DESCRIPTION OF THE TASK: Transcribe every line exactly. Leave the pictures behind.

DATASET SECTION:
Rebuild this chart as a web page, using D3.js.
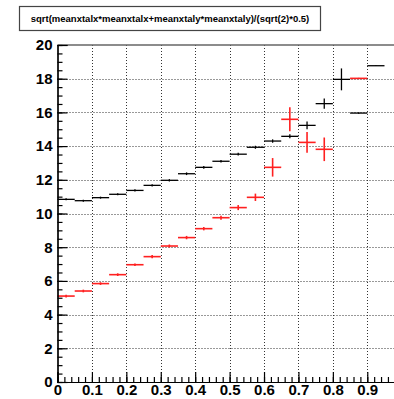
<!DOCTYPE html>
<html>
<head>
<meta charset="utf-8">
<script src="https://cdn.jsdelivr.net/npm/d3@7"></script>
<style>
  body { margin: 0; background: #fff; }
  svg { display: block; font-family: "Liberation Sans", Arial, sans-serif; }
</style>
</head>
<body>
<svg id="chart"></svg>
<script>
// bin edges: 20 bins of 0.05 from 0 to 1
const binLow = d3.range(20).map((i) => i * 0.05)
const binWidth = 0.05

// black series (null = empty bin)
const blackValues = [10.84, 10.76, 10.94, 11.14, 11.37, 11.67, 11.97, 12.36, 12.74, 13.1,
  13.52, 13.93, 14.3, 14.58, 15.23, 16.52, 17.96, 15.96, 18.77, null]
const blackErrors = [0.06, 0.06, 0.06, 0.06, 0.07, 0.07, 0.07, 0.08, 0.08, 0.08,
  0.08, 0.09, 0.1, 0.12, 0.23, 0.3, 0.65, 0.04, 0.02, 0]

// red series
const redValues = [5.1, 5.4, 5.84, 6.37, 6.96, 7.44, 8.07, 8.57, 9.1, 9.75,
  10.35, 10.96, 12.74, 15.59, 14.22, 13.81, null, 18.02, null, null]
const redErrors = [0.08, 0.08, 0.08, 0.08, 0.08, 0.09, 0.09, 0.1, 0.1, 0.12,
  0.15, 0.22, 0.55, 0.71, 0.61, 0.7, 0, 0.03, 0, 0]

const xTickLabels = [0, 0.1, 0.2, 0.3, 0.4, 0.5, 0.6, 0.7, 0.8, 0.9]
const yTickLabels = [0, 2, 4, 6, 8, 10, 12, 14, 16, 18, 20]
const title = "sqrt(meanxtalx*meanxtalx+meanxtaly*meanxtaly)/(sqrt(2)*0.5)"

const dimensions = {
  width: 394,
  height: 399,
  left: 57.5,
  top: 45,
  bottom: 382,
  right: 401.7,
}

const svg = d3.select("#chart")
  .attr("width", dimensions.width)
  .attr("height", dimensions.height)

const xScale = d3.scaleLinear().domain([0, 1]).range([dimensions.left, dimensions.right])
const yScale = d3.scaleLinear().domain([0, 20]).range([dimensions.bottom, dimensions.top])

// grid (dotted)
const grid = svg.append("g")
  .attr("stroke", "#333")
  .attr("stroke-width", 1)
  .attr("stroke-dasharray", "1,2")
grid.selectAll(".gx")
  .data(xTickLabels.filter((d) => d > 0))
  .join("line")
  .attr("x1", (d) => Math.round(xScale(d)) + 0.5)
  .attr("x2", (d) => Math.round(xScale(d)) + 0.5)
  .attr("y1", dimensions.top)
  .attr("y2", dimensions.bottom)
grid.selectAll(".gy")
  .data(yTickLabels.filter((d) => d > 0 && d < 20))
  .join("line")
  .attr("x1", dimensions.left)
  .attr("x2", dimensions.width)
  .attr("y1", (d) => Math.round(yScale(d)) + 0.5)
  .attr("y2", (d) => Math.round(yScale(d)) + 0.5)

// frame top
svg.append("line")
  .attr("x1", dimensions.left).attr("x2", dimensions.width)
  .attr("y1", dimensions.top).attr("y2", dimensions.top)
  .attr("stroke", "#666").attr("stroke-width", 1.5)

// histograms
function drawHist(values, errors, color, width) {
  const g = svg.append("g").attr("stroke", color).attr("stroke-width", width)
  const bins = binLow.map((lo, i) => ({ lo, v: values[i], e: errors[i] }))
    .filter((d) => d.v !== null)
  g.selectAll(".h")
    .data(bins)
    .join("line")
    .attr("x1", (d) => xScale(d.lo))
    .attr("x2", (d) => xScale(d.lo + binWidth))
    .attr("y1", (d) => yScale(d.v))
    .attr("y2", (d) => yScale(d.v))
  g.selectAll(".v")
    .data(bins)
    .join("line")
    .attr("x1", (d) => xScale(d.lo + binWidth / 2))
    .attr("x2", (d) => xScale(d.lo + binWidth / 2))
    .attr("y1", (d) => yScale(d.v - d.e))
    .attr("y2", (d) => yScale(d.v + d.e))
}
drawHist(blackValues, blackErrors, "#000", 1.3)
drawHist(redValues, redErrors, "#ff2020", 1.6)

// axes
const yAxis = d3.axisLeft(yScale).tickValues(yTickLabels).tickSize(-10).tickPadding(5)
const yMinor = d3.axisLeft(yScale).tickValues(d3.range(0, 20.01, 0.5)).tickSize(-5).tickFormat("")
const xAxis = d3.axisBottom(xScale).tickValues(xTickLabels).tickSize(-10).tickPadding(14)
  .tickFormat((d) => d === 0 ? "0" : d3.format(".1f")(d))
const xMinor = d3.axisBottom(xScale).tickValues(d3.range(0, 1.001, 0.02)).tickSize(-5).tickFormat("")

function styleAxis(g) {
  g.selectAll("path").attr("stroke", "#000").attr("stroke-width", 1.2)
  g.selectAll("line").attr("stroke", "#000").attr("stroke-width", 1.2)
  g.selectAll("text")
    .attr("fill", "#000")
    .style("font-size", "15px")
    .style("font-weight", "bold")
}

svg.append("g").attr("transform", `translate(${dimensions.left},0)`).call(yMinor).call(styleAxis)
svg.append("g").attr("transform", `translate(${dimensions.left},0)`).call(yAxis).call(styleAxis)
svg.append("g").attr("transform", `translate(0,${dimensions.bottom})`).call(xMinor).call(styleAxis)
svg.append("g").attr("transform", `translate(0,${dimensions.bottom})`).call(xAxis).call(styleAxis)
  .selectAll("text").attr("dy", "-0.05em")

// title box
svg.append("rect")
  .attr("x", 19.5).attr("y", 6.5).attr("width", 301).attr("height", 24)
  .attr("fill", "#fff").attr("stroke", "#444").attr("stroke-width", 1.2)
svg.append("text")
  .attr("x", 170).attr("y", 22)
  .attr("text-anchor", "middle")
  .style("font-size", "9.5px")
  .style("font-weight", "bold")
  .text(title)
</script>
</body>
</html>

EXERCISE RESPONSE:
Rebuild this chart as a web page, using D3.js.
<!DOCTYPE html>
<html>
<head>
<meta charset="utf-8">
<script src="https://cdn.jsdelivr.net/npm/d3@7"></script>
<style>
  body { margin: 0; background: #fff; }
  svg { display: block; font-family: "Liberation Sans", Arial, sans-serif; }
</style>
</head>
<body>
<svg id="chart"></svg>
<script>
// bin edges: 20 bins of 0.05 from 0 to 1
const binLow = d3.range(20).map((i) => i * 0.05)
const binWidth = 0.05

// black series (null = empty bin)
const blackValues = [10.84, 10.76, 10.94, 11.14, 11.37, 11.67, 11.97, 12.36, 12.74, 13.1,
  13.52, 13.93, 14.3, 14.58, 15.23, 16.52, 17.96, 15.96, 18.77, null]
const blackErrors = [0.06, 0.06, 0.06, 0.06, 0.07, 0.07, 0.07, 0.08, 0.08, 0.08,
  0.08, 0.09, 0.1, 0.12, 0.23, 0.3, 0.65, 0.04, 0.02, 0]

// red series
const redValues = [5.1, 5.4, 5.84, 6.37, 6.96, 7.44, 8.07, 8.57, 9.1, 9.75,
  10.35, 10.96, 12.74, 15.59, 14.22, 13.81, null, 18.02, null, null]
const redErrors = [0.08, 0.08, 0.08, 0.08, 0.08, 0.09, 0.09, 0.1, 0.1, 0.12,
  0.15, 0.22, 0.55, 0.71, 0.61, 0.7, 0, 0.03, 0, 0]

const xTickLabels = [0, 0.1, 0.2, 0.3, 0.4, 0.5, 0.6, 0.7, 0.8, 0.9]
const yTickLabels = [0, 2, 4, 6, 8, 10, 12, 14, 16, 18, 20]
const title = "sqrt(meanxtalx*meanxtalx+meanxtaly*meanxtaly)/(sqrt(2)*0.5)"

const dimensions = {
  width: 394,
  height: 399,
  left: 57.5,
  top: 45,
  bottom: 382,
  right: 401.7,
}

const svg = d3.select("#chart")
  .attr("width", dimensions.width)
  .attr("height", dimensions.height)

const xScale = d3.scaleLinear().domain([0, 1]).range([dimensions.left, dimensions.right])
const yScale = d3.scaleLinear().domain([0, 20]).range([dimensions.bottom, dimensions.top])

// grid (dotted)
const grid = svg.append("g")
  .attr("stroke", "#333")
  .attr("stroke-width", 1)
  .attr("stroke-dasharray", "1,2")
grid.selectAll(".gx")
  .data(xTickLabels.filter((d) => d > 0))
  .join("line")
  .attr("x1", (d) => Math.round(xScale(d)) + 0.5)
  .attr("x2", (d) => Math.round(xScale(d)) + 0.5)
  .attr("y1", dimensions.top)
  .attr("y2", dimensions.bottom)
grid.selectAll(".gy")
  .data(yTickLabels.filter((d) => d > 0 && d < 20))
  .join("line")
  .attr("x1", dimensions.left)
  .attr("x2", dimensions.width)
  .attr("y1", (d) => Math.round(yScale(d)) + 0.5)
  .attr("y2", (d) => Math.round(yScale(d)) + 0.5)

// frame top
svg.append("line")
  .attr("x1", dimensions.left).attr("x2", dimensions.width)
  .attr("y1", dimensions.top).attr("y2", dimensions.top)
  .attr("stroke", "#666").attr("stroke-width", 1.5)

// histograms
function drawHist(values, errors, color, width) {
  const g = svg.append("g").attr("stroke", color).attr("stroke-width", width)
  const bins = binLow.map((lo, i) => ({ lo, v: values[i], e: errors[i] }))
    .filter((d) => d.v !== null)
  g.selectAll(".h")
    .data(bins)
    .join("line")
    .attr("x1", (d) => xScale(d.lo))
    .attr("x2", (d) => xScale(d.lo + binWidth))
    .attr("y1", (d) => yScale(d.v))
    .attr("y2", (d) => yScale(d.v))
  g.selectAll(".v")
    .data(bins)
    .join("line")
    .attr("x1", (d) => xScale(d.lo + binWidth / 2))
    .attr("x2", (d) => xScale(d.lo + binWidth / 2))
    .attr("y1", (d) => yScale(d.v - d.e))
    .attr("y2", (d) => yScale(d.v + d.e))
}
drawHist(blackValues, blackErrors, "#000", 1.3)
drawHist(redValues, redErrors, "#ff2020", 1.6)

// axes
const yAxis = d3.axisLeft(yScale).tickValues(yTickLabels).tickSize(-10).tickPadding(5)
const yMinor = d3.axisLeft(yScale).tickValues(d3.range(0, 20.01, 0.5)).tickSize(-5).tickFormat("")
const xAxis = d3.axisBottom(xScale).tickValues(xTickLabels).tickSize(-10).tickPadding(14)
  .tickFormat((d) => d === 0 ? "0" : d3.format(".1f")(d))
const xMinor = d3.axisBottom(xScale).tickValues(d3.range(0, 1.001, 0.02)).tickSize(-5).tickFormat("")

function styleAxis(g) {
  g.selectAll("path").attr("stroke", "#000").attr("stroke-width", 1.2)
  g.selectAll("line").attr("stroke", "#000").attr("stroke-width", 1.2)
  g.selectAll("text")
    .attr("fill", "#000")
    .style("font-size", "15px")
    .style("font-weight", "bold")
}

svg.append("g").attr("transform", `translate(${dimensions.left},0)`).call(yMinor).call(styleAxis)
svg.append("g").attr("transform", `translate(${dimensions.left},0)`).call(yAxis).call(styleAxis)
svg.append("g").attr("transform", `translate(0,${dimensions.bottom})`).call(xMinor).call(styleAxis)
svg.append("g").attr("transform", `translate(0,${dimensions.bottom})`).call(xAxis).call(styleAxis)
  .selectAll("text").attr("dy", "-0.05em")

// title box
svg.append("rect")
  .attr("x", 19.5).attr("y", 6.5).attr("width", 301).attr("height", 24)
  .attr("fill", "#fff").attr("stroke", "#444").attr("stroke-width", 1.2)
svg.append("text")
  .attr("x", 170).attr("y", 22)
  .attr("text-anchor", "middle")
  .style("font-size", "9.5px")
  .style("font-weight", "bold")
  .text(title)
</script>
</body>
</html>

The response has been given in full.